Identifying the columns which contains missing values
I have defined a function below which prints the name of columns which have missing values, number of missing values and percentage of missing values.
def missing_value(df):
col_na=list(df[df.columns[df.isna().any()]])
missing_numbers=list(df[col_na].isna().sum())
ratio_na=list(map(lambda num: (num/len(df))*100, missing_numbers))
final_na=pd.DataFrame({'Column_name':col_na,'Missing_num':missing_numbers,'Ratio':ratio_na})
print(final_na)
when we call this function with our dataset missing_value(hotel_raw)
we get the following output:
Column_name Missing_num Ratio
0 children 4 0.003350
1 country 488 0.408744
2 agent 16340 13.686238
3 company 112593 94.306893
Now we can see that company column
has highest number of missing values where as children
column has lowest number of missing values. Lets first tackle the company column
and see what we can do.
Company and Agent column
When we carefully analyzed the company
and agent
column from the dataset description given on the website, we came to know that company
column has the company number and agent
column has the agent number who booked the hotel reservation. Many people do not use any specific company or agent to book the rooms so this was the reason that these columns have large number of missing values. Actually the value represented by np.nan
is actually states that no company was used for the booking. Following two actions need to be done to make these column cleaner.
- We need to change the data type of these columns to
category
because each value is an ID rather than an integer value. - We need to replace the
np.nan
value with a better string say'not_using_company'
which clearly indicate that a paticular booking was not done by any company.
We can achive above two targets using single line of code which is as follows:
hotel_raw['company']=hotel_raw['company'].astype('category').replace({np.nan: "Not_using_company"})
hotel_raw['agent']=hotel_raw['agent'].astype('category').replace({np.nan: "Not_using_agent"})
We have used astype()
method to change the data type of company
and agent
column to category
. And when we need to replace a value with another value in category data type base columns we need to use dictionary. So a dictionary was created and it was mapped with the values of the given columns.
Children Column
The children
column has only 4 missing values which when dataset was carefully analyzed was done when there were no children with the people who booked the room. However, most of the columns have been written 0. What we can do is that we can replace the np.nan
value with 0 which is better representation. This can be done by following code:
hotel_raw.loc[hotel_raw['children'].isna(), 'children']=0
In this case we have used .loc
method to locate the appropiate row and column of values which are np.nan
in children column and thus these values were replaced by 0 integer value.
Country Column
As we have done for other columns, firstly we need to analyse the dataset before taking any decisions regarding the missing values. We are going to do same for the country
column. When we carefully analysed our dataset, we concluded that most of the values related to the country
are available and only 488 values are missing. It is a better solution to drop the rows which has missing value rather than imputing these values. So, we are going to drop these rows using drop method as follows.

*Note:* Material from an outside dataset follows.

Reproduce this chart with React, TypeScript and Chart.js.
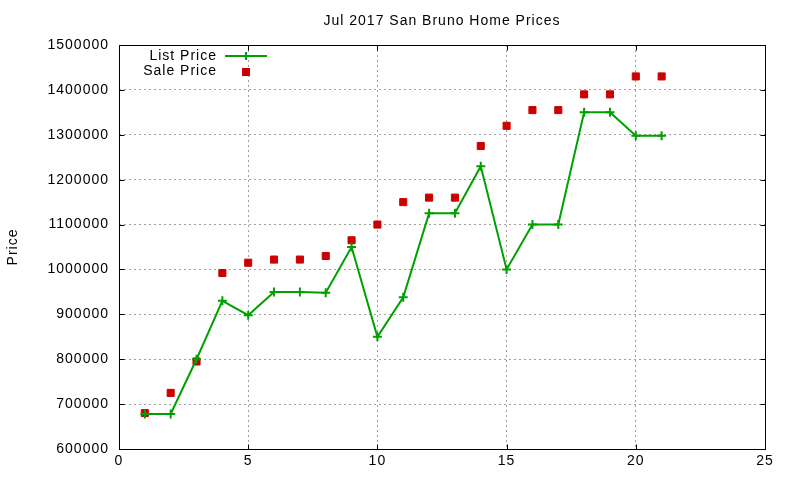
import { useEffect, useRef } from 'react';
import { Chart, registerables, type Plugin } from 'chart.js';

Chart.register(...registerables);

// ── Data ─────────────────────────────────────────────────────────────────────

const SALE_NUMBERS = [1, 2, 3, 4, 5, 6, 7, 8, 9, 10, 11, 12, 13, 14, 15, 16, 17, 18, 19, 20, 21];

const LIST_PRICE = [
  678000, 678000, 800000, 930000, 898000, 950000, 950000, 948000, 1050000, 850000,
  938000, 1125000, 1125000, 1230000, 1000000, 1100000, 1100000, 1350000, 1350000, 1298000,
  1298000,
];

const SALE_PRICE = [
  680000, 725000, 795000, 992000, 1015000, 1022000, 1022000, 1030000, 1065000, 1100000,
  1150000, 1160000, 1160000, 1275000, 1320000, 1355000, 1355000, 1390000, 1390000, 1430000,
  1430000,
];

const TITLE = 'Jul 2017 San Bruno Home Prices';
const Y_LABEL = 'Price';

const GREEN = '#00a000';
const RED = '#cc0000';
const FONT = "'Liberation Sans', Arial, sans-serif";

// ── gnuplot-ish decorations ─────────────────────────────────────────────────

const gnuplotDecor: Plugin<'line'> = {
  id: 'gnuplotDecor',
  beforeDraw(chart) {
    (chart.ctx as any).letterSpacing = '1px';
  },
  afterDraw(chart) {
    const { ctx, chartArea: a, scales } = chart;
    const L = Math.round(a.left) + 0.5;
    const R = Math.round(a.right) + 0.5;
    const T = Math.round(a.top) + 0.5;
    const B = Math.round(a.bottom) + 0.5;
    const tic = 5;

    ctx.save();
    (ctx as any).letterSpacing = '1px';
    ctx.strokeStyle = '#000';
    ctx.lineWidth = 1;

    // frame
    ctx.strokeRect(L, T, R - L, B - T);

    // inward tick marks, mirrored
    ctx.beginPath();
    for (const t of scales.x.ticks) {
      const px = Math.round(scales.x.getPixelForValue(t.value)) + 0.5;
      ctx.moveTo(px, B); ctx.lineTo(px, B - tic);
      ctx.moveTo(px, T); ctx.lineTo(px, T + tic);
    }
    for (const t of scales.y.ticks) {
      const py = Math.round(scales.y.getPixelForValue(t.value)) + 0.5;
      ctx.moveTo(L, py); ctx.lineTo(L + tic, py);
      ctx.moveTo(R, py); ctx.lineTo(R - tic, py);
    }
    ctx.stroke();

    ctx.fillStyle = '#000';
    ctx.font = `14px ${FONT}`;
    ctx.textBaseline = 'middle';

    // title
    ctx.textAlign = 'center';
    ctx.fillText(TITLE, (a.left + a.right) / 2, 21);

    // y label
    ctx.save();
    ctx.translate(13, (a.top + a.bottom) / 2);
    ctx.rotate(-Math.PI / 2);
    ctx.fillText(Y_LABEL, 0, 0);
    ctx.restore();

    // key
    ctx.textAlign = 'right';
    ctx.fillText('List Price', 217, 56);
    ctx.fillText('Sale Price', 217, 71);

    ctx.strokeStyle = GREEN;
    ctx.lineWidth = 2;
    ctx.beginPath();
    ctx.moveTo(225, 56); ctx.lineTo(267, 56);
    ctx.moveTo(246, 52); ctx.lineTo(246, 60);
    ctx.stroke();

    ctx.fillStyle = RED;
    ctx.fillRect(242, 68, 8, 8);

    ctx.restore();
  },
};

// ── Chart ───────────────────────────────────────────────────────────────────

export default function App() {
  const canvasRef = useRef<HTMLCanvasElement>(null);

  useEffect(() => {
    document.body.style.margin = '0';
    if (!canvasRef.current) return;

    const grid = {
      color: '#a0a0a0',
      lineWidth: 1,
      drawTicks: false,
    };

    const chart = new Chart(canvasRef.current, {
      type: 'line',
      data: {
        datasets: [
          {
            label: 'List Price',
            data: SALE_NUMBERS.map((x, i) => ({ x, y: LIST_PRICE[i] })),
            borderColor: GREEN,
            backgroundColor: GREEN,
            borderWidth: 2,
            pointStyle: 'cross',
            pointRadius: 4.5,
            pointBorderWidth: 2,
            pointBorderColor: GREEN,
            tension: 0,
            fill: false,
          },
          {
            label: 'Sale Price',
            data: SALE_NUMBERS.map((x, i) => ({ x, y: SALE_PRICE[i] })),
            showLine: false,
            borderColor: RED,
            backgroundColor: RED,
            pointStyle: 'rect',
            pointRadius: 5,
            pointBorderWidth: 1,
            pointBorderColor: RED,
            pointBackgroundColor: RED,
          },
        ],
      },
      options: {
        responsive: false,
        animation: false,
        layout: { padding: { top: 45, right: 35, left: 0, bottom: 0 } },
        plugins: {
          legend: { display: false },
          tooltip: { enabled: false },
          title: { display: false },
        },
        scales: {
          x: {
            type: 'linear',
            min: 0,
            max: 25,
            grid,
            border: { display: false, dash: [2, 3] },
            ticks: {
              stepSize: 5,
              color: '#000',
              font: { family: FONT, size: 14 },
              padding: 4,
              maxRotation: 0,
            },
            afterFit: (s) => { s.height = 31; },
          },
          y: {
            type: 'linear',
            min: 600000,
            max: 1500000,
            grid,
            border: { display: false, dash: [2, 3] },
            ticks: {
              stepSize: 100000,
              color: '#000',
              font: { family: FONT, size: 14 },
              padding: 10,
              callback: (v) => String(v),
            },
            afterFit: (s) => { s.width = 119; },
          },
        },
      },
      plugins: [gnuplotDecor],
    });

    return () => chart.destroy();
  }, []);

  return (
    <div style={{ width: 800, height: 480, background: '#fff' }}>
      <canvas ref={canvasRef} width={800} height={480} />
    </div>
  );
}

hotel_raw=hotel_raw.drop(hotel_raw[hotel_raw['country'].isna()].index)
As to delete values using drop method, we need to provide the index value of that row. So, for that first we need to identify the rows which do not have values related to the country column and then we need to detect their index which can be provided to the drop method.
Conclusion
In this blog we have chosen rather a quite simple data set which is hotel booking data set. Then we search for the columns which has some missing values. We took these columns one by one and try to solve the issue of missing values. Our first impression was to impute these values so that no row needs to be dropped but, in some columns, we have no other choice So, we had also done that. I hope in this blog you have learned how to impute as well as drop the missing values from a given data set in the coming blogs, we’re going to work on the same dataset to perform some other data analytics processes like dimension reduction, exploratory data analysis and to make some good plots.